## DATASET EXTRACT
>>>>

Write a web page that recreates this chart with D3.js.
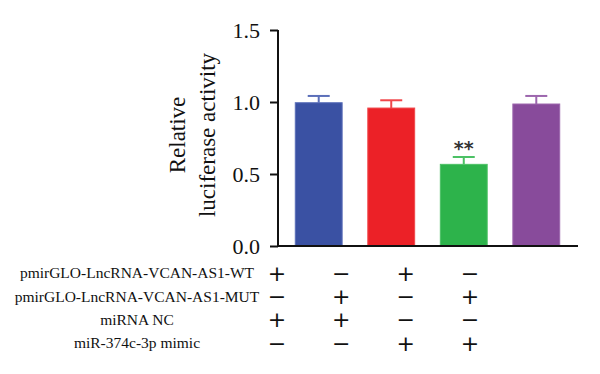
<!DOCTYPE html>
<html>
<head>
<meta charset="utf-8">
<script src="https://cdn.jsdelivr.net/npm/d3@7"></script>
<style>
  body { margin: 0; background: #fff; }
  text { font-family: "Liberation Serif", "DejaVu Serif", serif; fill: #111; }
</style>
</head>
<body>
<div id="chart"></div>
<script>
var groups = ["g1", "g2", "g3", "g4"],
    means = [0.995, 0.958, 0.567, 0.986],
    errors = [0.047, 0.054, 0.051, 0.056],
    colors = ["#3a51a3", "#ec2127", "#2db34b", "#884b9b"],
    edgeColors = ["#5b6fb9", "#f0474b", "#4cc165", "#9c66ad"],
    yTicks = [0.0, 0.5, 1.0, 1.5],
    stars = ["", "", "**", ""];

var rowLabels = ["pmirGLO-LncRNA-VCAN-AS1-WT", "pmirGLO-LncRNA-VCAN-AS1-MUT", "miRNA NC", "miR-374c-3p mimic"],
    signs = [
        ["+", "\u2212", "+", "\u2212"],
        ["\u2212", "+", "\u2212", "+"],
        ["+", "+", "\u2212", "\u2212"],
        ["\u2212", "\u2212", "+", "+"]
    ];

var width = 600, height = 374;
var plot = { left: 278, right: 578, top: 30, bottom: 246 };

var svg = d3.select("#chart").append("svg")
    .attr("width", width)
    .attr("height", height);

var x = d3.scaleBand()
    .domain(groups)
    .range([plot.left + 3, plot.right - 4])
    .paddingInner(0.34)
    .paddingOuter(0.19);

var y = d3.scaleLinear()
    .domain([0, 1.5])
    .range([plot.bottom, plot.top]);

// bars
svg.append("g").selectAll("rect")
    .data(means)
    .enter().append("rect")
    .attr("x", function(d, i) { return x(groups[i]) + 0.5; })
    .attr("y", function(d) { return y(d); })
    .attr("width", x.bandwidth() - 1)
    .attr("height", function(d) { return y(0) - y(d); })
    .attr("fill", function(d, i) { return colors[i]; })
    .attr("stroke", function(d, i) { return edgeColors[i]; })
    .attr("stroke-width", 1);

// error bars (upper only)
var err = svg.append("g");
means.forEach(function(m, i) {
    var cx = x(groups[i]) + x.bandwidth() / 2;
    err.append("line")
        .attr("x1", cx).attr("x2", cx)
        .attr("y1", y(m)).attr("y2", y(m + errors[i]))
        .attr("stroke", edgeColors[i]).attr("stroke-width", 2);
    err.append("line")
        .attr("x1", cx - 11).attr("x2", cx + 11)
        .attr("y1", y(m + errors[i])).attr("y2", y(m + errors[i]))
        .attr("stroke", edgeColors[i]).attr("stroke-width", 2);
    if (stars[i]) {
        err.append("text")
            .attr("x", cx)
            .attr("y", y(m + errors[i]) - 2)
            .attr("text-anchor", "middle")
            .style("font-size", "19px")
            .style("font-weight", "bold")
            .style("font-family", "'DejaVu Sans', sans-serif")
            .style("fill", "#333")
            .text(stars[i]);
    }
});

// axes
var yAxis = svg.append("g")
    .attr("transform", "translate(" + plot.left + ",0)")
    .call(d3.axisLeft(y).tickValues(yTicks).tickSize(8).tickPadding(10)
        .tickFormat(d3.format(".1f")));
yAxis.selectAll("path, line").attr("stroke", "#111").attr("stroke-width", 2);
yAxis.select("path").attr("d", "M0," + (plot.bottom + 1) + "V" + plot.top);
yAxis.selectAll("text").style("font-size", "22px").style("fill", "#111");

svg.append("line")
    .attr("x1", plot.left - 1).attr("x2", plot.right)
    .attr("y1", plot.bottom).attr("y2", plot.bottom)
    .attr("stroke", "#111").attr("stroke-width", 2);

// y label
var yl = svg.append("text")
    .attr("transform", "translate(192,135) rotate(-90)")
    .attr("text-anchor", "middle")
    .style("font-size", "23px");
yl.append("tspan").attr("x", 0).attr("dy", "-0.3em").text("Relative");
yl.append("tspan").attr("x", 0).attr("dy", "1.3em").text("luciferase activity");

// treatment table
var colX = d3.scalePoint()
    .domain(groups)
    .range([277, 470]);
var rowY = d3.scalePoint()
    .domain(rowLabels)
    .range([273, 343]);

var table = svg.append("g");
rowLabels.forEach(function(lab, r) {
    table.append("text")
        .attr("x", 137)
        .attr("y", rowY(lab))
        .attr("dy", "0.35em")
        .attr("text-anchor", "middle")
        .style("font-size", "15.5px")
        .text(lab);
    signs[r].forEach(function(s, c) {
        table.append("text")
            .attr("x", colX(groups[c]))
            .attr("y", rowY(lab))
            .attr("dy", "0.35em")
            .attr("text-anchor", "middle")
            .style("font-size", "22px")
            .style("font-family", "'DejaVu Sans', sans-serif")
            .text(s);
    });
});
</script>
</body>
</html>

<<<<

## WRITTEN INSTRUCTION
Copy each line above that contains the word "chart".

## THE RESPONSE
Write a web page that recreates this chart with D3.js.
<div id="chart"></div>
var svg = d3.select("#chart").append("svg")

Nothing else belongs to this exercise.